REQUIREMENTS: Retype all of the listing exactly, passing over any picture you find.

DATASET EXTRACT:
** start **
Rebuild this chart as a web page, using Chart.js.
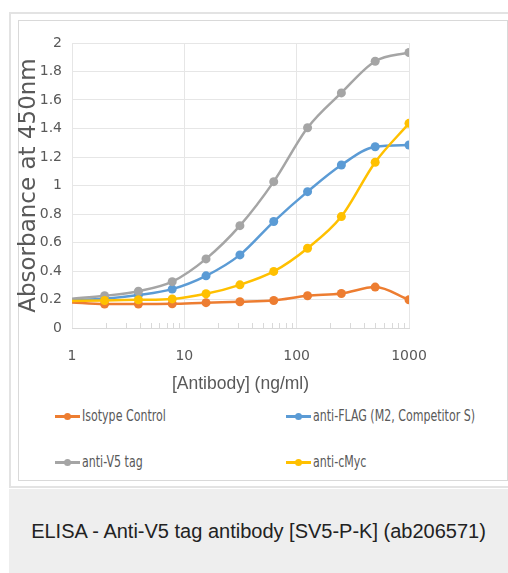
<!DOCTYPE html>
<html>
<head>
<meta charset="utf-8">
<script src="https://cdn.jsdelivr.net/npm/chart.js@4"></script>
<style>
  html, body { margin:0; padding:0; background:#fff; }
  body { width:508px; height:573px; position:relative; overflow:hidden; }
  #outer { position:absolute; left:9px; top:12px; width:520px; height:476px; border:2px solid #e3e3e3; box-sizing:border-box; }
  #inner { position:absolute; left:18px; top:20px; width:490px; height:461px; border:1px solid #d9d9d9; box-sizing:border-box; }
  #cv { position:absolute; left:0; top:0; }
  .leg { position:absolute; font-family:"DejaVu Sans",sans-serif; font-size:16px; color:#595959; line-height:18px; white-space:nowrap; }
  .leg .ln { display:inline-block; position:relative; width:25px; height:18px; vertical-align:top; margin-right:2px; }
  .leg .ln:before { content:""; position:absolute; left:0; right:0; top:8px; height:2.5px; background:var(--c); }
  .leg .ln:after { content:""; position:absolute; left:9px; top:5.5px; width:7px; height:7px; border-radius:50%; background:var(--c); }
  .leg .tx { display:inline-block; transform:scaleX(0.69); transform-origin:0 50%; }
  #cap { position:absolute; left:9px; top:489px; width:499px; height:84px; background:#eeeeee; font-family:"Liberation Sans",Arial,sans-serif; font-size:20px; color:#222; text-align:center; line-height:84px; }
</style>
</head>
<body>
<div id="outer"></div>
<div id="inner"></div>
<canvas id="cv" width="508" height="400"></canvas>
<div class="leg" style="left:55px; top:407px;"><span class="ln" style="--c:#ED7D31"></span><span class="tx" id="l0"></span></div>
<div class="leg" style="left:286px; top:407px;"><span class="ln" style="--c:#5B9BD5"></span><span class="tx" id="l1"></span></div>
<div class="leg" style="left:55px; top:453px;"><span class="ln" style="--c:#A5A5A5"></span><span class="tx" id="l2"></span></div>
<div class="leg" style="left:286px; top:453px;"><span class="ln" style="--c:#FFC000"></span><span class="tx" id="l3"></span></div>
<div id="cap">ELISA - Anti-V5 tag antibody [SV5-P-K] (ab206571)</div>
<script>
// ---- data ----
const concentrations = [0.977, 1.95, 3.9, 7.8, 15.6, 31.25, 62.5, 125, 250, 500, 1000];
const isotypeControl = [0.18, 0.168, 0.168, 0.170, 0.178, 0.184, 0.193, 0.226, 0.242, 0.287, 0.198];
const antiFlag       = [0.197, 0.205, 0.231, 0.273, 0.366, 0.513, 0.747, 0.957, 1.144, 1.272, 1.284];
const antiV5         = [0.205, 0.226, 0.258, 0.325, 0.485, 0.718, 1.027, 1.405, 1.65, 1.872, 1.933];
const antiCMyc       = [0.19, 0.193, 0.198, 0.204, 0.24, 0.303, 0.397, 0.56, 0.782, 1.163, 1.436];
const seriesNames = ["Isotype Control", "anti-FLAG (M2, Competitor S)", "anti-V5 tag", "anti-cMyc"];
const seriesColors = ["#ED7D31", "#5B9BD5", "#A5A5A5", "#FFC000"];
const xTickValues = [1, 10, 100, 1000];
const xTitle = "[Antibody] (ng/ml)";
const yTitle = "Absorbance at 450nm";

seriesNames.forEach((n, i) => document.getElementById('l' + i).textContent = n);

const tickFont = { family: '"DejaVu Sans",sans-serif', size: 14 };
const mk = (vals, i) => ({
  label: seriesNames[i],
  data: concentrations.map((c, k) => ({ x: c, y: vals[k] })),
  borderColor: seriesColors[i],
  backgroundColor: seriesColors[i],
  borderWidth: 2.5,
  pointRadius: concentrations.map((c, k) => k === 0 ? 0 : 4.5),
  pointHoverRadius: 4.5,
  pointBorderWidth: 0,
  cubicInterpolationMode: 'monotone',
  order: 4 - i
});

const minorTicks = {
  id: 'minorTicks',
  beforeDatasetsDraw(chart) {
    const xs = chart.scales.x, a = chart.chartArea, ctx = chart.ctx;
    ctx.save();
    ctx.strokeStyle = '#d9d9d9';
    ctx.lineWidth = 1;
    for (let d = 1; d < 1000; d *= 10) {
      for (let m = 2; m <= 9; m++) {
        const px = Math.round(xs.getPixelForValue(d * m)) + 0.5;
        ctx.beginPath(); ctx.moveTo(px, a.bottom); ctx.lineTo(px, a.bottom - 5); ctx.stroke();
      }
    }
    ctx.restore();
  }
};

new Chart(document.getElementById('cv'), {
  type: 'line',
  data: { datasets: [mk(isotypeControl, 0), mk(antiFlag, 1), mk(antiV5, 2), mk(antiCMyc, 3)] },
  options: {
    responsive: false,
    animation: false,
    events: [],
    layout: { padding: { left: 18, top: 43, right: 99, bottom: 0 } },
    plugins: { legend: { display: false }, tooltip: { enabled: false } },
    scales: {
      x: {
        type: 'logarithmic',
        min: 1, max: 1000,
        afterFit: s => { s.height = 72; },
        afterBuildTicks: s => { s.ticks = xTickValues.map(v => ({ value: v })); },
        ticks: { font: tickFont, color: '#595959', padding: 20, maxRotation: 0, callback: v => String(v) },
        grid: { color: '#e6e6e6', drawTicks: false },
        border: { color: '#d9d9d9' },
        title: { display: true, text: xTitle, color: '#595959', font: { family: '"Liberation Sans",sans-serif', size: 17.5, lineHeight: 1.2 }, padding: { top: 0, bottom: 5 } }
      },
      y: {
        min: 0, max: 2,
        afterFit: s => { s.width = 54; },
        ticks: { stepSize: 0.2, font: tickFont, color: '#595959', padding: 10, callback: v => String(Math.round(v * 10) / 10) },
        grid: { color: '#e6e6e6', drawTicks: false },
        border: { display: false },
        title: { display: true, text: yTitle, color: '#595959', font: { family: '"DejaVu Sans",sans-serif', size: 23, lineHeight: 1 }, padding: { top: 0, bottom: 0 } }
      }
    }
  },
  plugins: [minorTicks]
});
</script>
</body>
</html>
** end **
CORRECT OUTPUT:
Rebuild this chart as a web page, using Chart.js.
<!DOCTYPE html>
<html>
<head>
<meta charset="utf-8">
<script src="https://cdn.jsdelivr.net/npm/chart.js@4"></script>
<style>
  html, body { margin:0; padding:0; background:#fff; }
  body { width:508px; height:573px; position:relative; overflow:hidden; }
  #outer { position:absolute; left:9px; top:12px; width:520px; height:476px; border:2px solid #e3e3e3; box-sizing:border-box; }
  #inner { position:absolute; left:18px; top:20px; width:490px; height:461px; border:1px solid #d9d9d9; box-sizing:border-box; }
  #cv { position:absolute; left:0; top:0; }
  .leg { position:absolute; font-family:"DejaVu Sans",sans-serif; font-size:16px; color:#595959; line-height:18px; white-space:nowrap; }
  .leg .ln { display:inline-block; position:relative; width:25px; height:18px; vertical-align:top; margin-right:2px; }
  .leg .ln:before { content:""; position:absolute; left:0; right:0; top:8px; height:2.5px; background:var(--c); }
  .leg .ln:after { content:""; position:absolute; left:9px; top:5.5px; width:7px; height:7px; border-radius:50%; background:var(--c); }
  .leg .tx { display:inline-block; transform:scaleX(0.69); transform-origin:0 50%; }
  #cap { position:absolute; left:9px; top:489px; width:499px; height:84px; background:#eeeeee; font-family:"Liberation Sans",Arial,sans-serif; font-size:20px; color:#222; text-align:center; line-height:84px; }
</style>
</head>
<body>
<div id="outer"></div>
<div id="inner"></div>
<canvas id="cv" width="508" height="400"></canvas>
<div class="leg" style="left:55px; top:407px;"><span class="ln" style="--c:#ED7D31"></span><span class="tx" id="l0"></span></div>
<div class="leg" style="left:286px; top:407px;"><span class="ln" style="--c:#5B9BD5"></span><span class="tx" id="l1"></span></div>
<div class="leg" style="left:55px; top:453px;"><span class="ln" style="--c:#A5A5A5"></span><span class="tx" id="l2"></span></div>
<div class="leg" style="left:286px; top:453px;"><span class="ln" style="--c:#FFC000"></span><span class="tx" id="l3"></span></div>
<div id="cap">ELISA - Anti-V5 tag antibody [SV5-P-K] (ab206571)</div>
<script>
// ---- data ----
const concentrations = [0.977, 1.95, 3.9, 7.8, 15.6, 31.25, 62.5, 125, 250, 500, 1000];
const isotypeControl = [0.18, 0.168, 0.168, 0.170, 0.178, 0.184, 0.193, 0.226, 0.242, 0.287, 0.198];
const antiFlag       = [0.197, 0.205, 0.231, 0.273, 0.366, 0.513, 0.747, 0.957, 1.144, 1.272, 1.284];
const antiV5         = [0.205, 0.226, 0.258, 0.325, 0.485, 0.718, 1.027, 1.405, 1.65, 1.872, 1.933];
const antiCMyc       = [0.19, 0.193, 0.198, 0.204, 0.24, 0.303, 0.397, 0.56, 0.782, 1.163, 1.436];
const seriesNames = ["Isotype Control", "anti-FLAG (M2, Competitor S)", "anti-V5 tag", "anti-cMyc"];
const seriesColors = ["#ED7D31", "#5B9BD5", "#A5A5A5", "#FFC000"];
const xTickValues = [1, 10, 100, 1000];
const xTitle = "[Antibody] (ng/ml)";
const yTitle = "Absorbance at 450nm";

seriesNames.forEach((n, i) => document.getElementById('l' + i).textContent = n);

const tickFont = { family: '"DejaVu Sans",sans-serif', size: 14 };
const mk = (vals, i) => ({
  label: seriesNames[i],
  data: concentrations.map((c, k) => ({ x: c, y: vals[k] })),
  borderColor: seriesColors[i],
  backgroundColor: seriesColors[i],
  borderWidth: 2.5,
  pointRadius: concentrations.map((c, k) => k === 0 ? 0 : 4.5),
  pointHoverRadius: 4.5,
  pointBorderWidth: 0,
  cubicInterpolationMode: 'monotone',
  order: 4 - i
});

const minorTicks = {
  id: 'minorTicks',
  beforeDatasetsDraw(chart) {
    const xs = chart.scales.x, a = chart.chartArea, ctx = chart.ctx;
    ctx.save();
    ctx.strokeStyle = '#d9d9d9';
    ctx.lineWidth = 1;
    for (let d = 1; d < 1000; d *= 10) {
      for (let m = 2; m <= 9; m++) {
        const px = Math.round(xs.getPixelForValue(d * m)) + 0.5;
        ctx.beginPath(); ctx.moveTo(px, a.bottom); ctx.lineTo(px, a.bottom - 5); ctx.stroke();
      }
    }
    ctx.restore();
  }
};

new Chart(document.getElementById('cv'), {
  type: 'line',
  data: { datasets: [mk(isotypeControl, 0), mk(antiFlag, 1), mk(antiV5, 2), mk(antiCMyc, 3)] },
  options: {
    responsive: false,
    animation: false,
    events: [],
    layout: { padding: { left: 18, top: 43, right: 99, bottom: 0 } },
    plugins: { legend: { display: false }, tooltip: { enabled: false } },
    scales: {
      x: {
        type: 'logarithmic',
        min: 1, max: 1000,
        afterFit: s => { s.height = 72; },
        afterBuildTicks: s => { s.ticks = xTickValues.map(v => ({ value: v })); },
        ticks: { font: tickFont, color: '#595959', padding: 20, maxRotation: 0, callback: v => String(v) },
        grid: { color: '#e6e6e6', drawTicks: false },
        border: { color: '#d9d9d9' },
        title: { display: true, text: xTitle, color: '#595959', font: { family: '"Liberation Sans",sans-serif', size: 17.5, lineHeight: 1.2 }, padding: { top: 0, bottom: 5 } }
      },
      y: {
        min: 0, max: 2,
        afterFit: s => { s.width = 54; },
        ticks: { stepSize: 0.2, font: tickFont, color: '#595959', padding: 10, callback: v => String(Math.round(v * 10) / 10) },
        grid: { color: '#e6e6e6', drawTicks: false },
        border: { display: false },
        title: { display: true, text: yTitle, color: '#595959', font: { family: '"DejaVu Sans",sans-serif', size: 23, lineHeight: 1 }, padding: { top: 0, bottom: 0 } }
      }
    }
  },
  plugins: [minorTicks]
});
</script>
</body>
</html>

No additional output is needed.